Given material >>
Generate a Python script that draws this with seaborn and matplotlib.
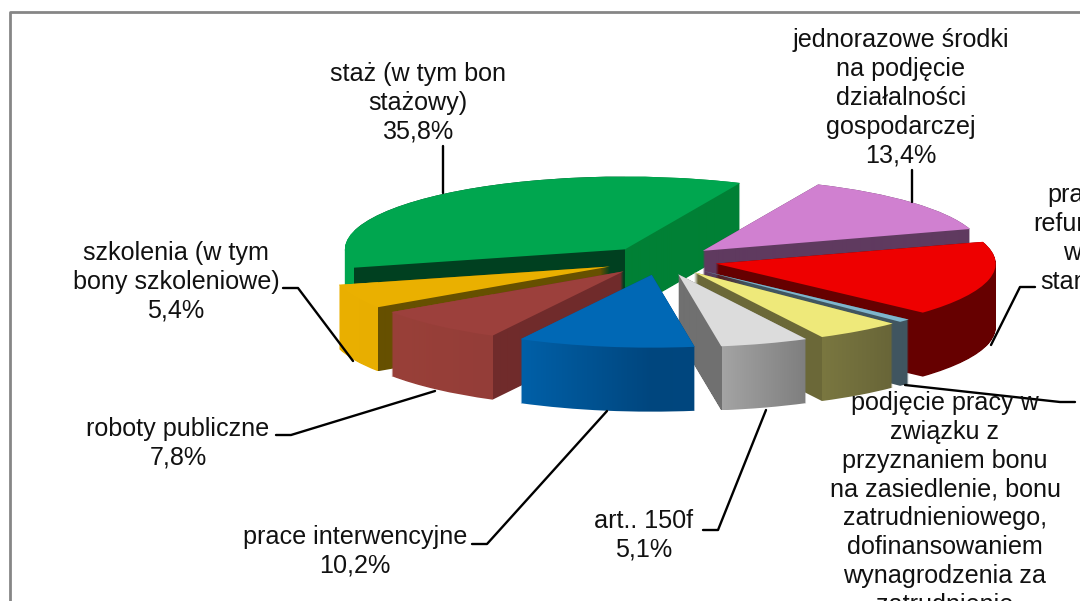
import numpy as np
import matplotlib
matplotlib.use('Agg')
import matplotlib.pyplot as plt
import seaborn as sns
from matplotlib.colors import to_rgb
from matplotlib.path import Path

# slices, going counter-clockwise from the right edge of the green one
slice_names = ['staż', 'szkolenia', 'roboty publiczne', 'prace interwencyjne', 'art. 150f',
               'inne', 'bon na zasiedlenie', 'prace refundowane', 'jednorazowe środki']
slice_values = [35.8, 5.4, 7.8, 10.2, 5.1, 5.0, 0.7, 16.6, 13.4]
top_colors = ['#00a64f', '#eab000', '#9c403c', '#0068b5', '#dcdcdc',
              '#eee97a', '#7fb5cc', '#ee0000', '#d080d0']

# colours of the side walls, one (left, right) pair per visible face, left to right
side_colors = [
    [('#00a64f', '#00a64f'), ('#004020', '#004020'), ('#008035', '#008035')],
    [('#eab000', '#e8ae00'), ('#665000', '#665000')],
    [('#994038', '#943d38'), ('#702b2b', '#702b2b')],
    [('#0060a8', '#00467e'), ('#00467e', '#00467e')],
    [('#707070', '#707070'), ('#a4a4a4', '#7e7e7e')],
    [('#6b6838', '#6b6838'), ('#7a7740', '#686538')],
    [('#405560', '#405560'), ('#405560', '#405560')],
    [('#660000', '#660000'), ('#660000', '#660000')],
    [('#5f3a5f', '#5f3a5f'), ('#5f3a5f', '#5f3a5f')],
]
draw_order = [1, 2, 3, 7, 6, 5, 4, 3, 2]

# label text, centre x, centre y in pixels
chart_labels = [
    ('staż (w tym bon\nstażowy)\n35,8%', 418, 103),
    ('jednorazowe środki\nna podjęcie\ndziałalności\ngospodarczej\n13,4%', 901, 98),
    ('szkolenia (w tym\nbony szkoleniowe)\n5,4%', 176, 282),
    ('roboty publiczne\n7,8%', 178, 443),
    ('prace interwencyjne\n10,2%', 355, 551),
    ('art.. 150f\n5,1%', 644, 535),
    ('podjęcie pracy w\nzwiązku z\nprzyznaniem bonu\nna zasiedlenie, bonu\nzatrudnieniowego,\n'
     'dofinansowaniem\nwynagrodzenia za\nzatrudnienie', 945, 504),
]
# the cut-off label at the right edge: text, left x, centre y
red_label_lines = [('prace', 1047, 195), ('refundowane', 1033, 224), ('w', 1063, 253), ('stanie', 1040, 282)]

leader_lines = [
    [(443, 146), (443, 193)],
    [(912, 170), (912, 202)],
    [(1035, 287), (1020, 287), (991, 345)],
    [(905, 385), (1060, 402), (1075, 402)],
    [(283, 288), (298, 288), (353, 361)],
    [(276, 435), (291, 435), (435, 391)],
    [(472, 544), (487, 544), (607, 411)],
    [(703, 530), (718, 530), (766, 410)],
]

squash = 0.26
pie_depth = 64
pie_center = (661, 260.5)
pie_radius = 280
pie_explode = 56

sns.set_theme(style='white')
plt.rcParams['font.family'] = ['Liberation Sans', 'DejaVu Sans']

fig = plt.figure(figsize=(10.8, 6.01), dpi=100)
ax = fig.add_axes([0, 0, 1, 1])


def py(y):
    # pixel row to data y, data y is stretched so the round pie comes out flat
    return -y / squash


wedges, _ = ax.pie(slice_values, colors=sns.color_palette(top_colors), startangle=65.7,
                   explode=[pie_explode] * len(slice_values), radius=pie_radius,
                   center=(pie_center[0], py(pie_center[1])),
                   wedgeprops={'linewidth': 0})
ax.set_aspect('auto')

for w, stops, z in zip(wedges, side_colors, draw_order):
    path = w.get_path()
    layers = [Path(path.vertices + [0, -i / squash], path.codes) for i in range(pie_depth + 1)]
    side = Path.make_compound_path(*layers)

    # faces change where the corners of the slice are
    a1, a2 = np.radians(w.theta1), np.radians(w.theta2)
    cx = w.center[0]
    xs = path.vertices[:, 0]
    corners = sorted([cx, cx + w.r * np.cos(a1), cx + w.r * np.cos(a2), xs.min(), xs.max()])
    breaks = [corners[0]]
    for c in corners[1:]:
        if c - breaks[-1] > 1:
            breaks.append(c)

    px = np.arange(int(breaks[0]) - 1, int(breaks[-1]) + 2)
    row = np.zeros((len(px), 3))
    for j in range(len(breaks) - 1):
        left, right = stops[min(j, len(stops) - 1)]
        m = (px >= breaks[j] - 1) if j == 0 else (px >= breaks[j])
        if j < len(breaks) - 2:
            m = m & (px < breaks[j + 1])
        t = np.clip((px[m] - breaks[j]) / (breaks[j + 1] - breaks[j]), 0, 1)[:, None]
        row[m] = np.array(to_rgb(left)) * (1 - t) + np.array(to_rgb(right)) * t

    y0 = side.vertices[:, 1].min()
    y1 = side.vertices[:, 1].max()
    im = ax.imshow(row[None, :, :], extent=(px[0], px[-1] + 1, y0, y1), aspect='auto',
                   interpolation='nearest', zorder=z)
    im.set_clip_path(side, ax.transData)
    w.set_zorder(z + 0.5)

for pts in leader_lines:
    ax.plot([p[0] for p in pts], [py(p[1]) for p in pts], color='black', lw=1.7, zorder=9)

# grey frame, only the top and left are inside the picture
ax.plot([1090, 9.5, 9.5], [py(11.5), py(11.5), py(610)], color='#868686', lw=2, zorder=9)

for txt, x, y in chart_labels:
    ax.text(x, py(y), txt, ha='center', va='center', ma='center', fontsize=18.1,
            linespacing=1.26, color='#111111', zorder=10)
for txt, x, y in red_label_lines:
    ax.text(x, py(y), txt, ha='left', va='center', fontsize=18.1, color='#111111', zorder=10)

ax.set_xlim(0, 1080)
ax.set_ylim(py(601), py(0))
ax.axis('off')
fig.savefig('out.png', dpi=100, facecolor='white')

Written problem >>
Set down again, exactly, the lines of the material above from its first line to the one with "draw_order = [1, 2, 3, 7, 6, 5, 4, 3, 2]", inclusive. Leave the pictures out.

Answer in full >>
Generate a Python script that draws this with seaborn and matplotlib.
import numpy as np
import matplotlib
matplotlib.use('Agg')
import matplotlib.pyplot as plt
import seaborn as sns
from matplotlib.colors import to_rgb
from matplotlib.path import Path

# slices, going counter-clockwise from the right edge of the green one
slice_names = ['staż', 'szkolenia', 'roboty publiczne', 'prace interwencyjne', 'art. 150f',
               'inne', 'bon na zasiedlenie', 'prace refundowane', 'jednorazowe środki']
slice_values = [35.8, 5.4, 7.8, 10.2, 5.1, 5.0, 0.7, 16.6, 13.4]
top_colors = ['#00a64f', '#eab000', '#9c403c', '#0068b5', '#dcdcdc',
              '#eee97a', '#7fb5cc', '#ee0000', '#d080d0']

# colours of the side walls, one (left, right) pair per visible face, left to right
side_colors = [
    [('#00a64f', '#00a64f'), ('#004020', '#004020'), ('#008035', '#008035')],
    [('#eab000', '#e8ae00'), ('#665000', '#665000')],
    [('#994038', '#943d38'), ('#702b2b', '#702b2b')],
    [('#0060a8', '#00467e'), ('#00467e', '#00467e')],
    [('#707070', '#707070'), ('#a4a4a4', '#7e7e7e')],
    [('#6b6838', '#6b6838'), ('#7a7740', '#686538')],
    [('#405560', '#405560'), ('#405560', '#405560')],
    [('#660000', '#660000'), ('#660000', '#660000')],
    [('#5f3a5f', '#5f3a5f'), ('#5f3a5f', '#5f3a5f')],
]
draw_order = [1, 2, 3, 7, 6, 5, 4, 3, 2]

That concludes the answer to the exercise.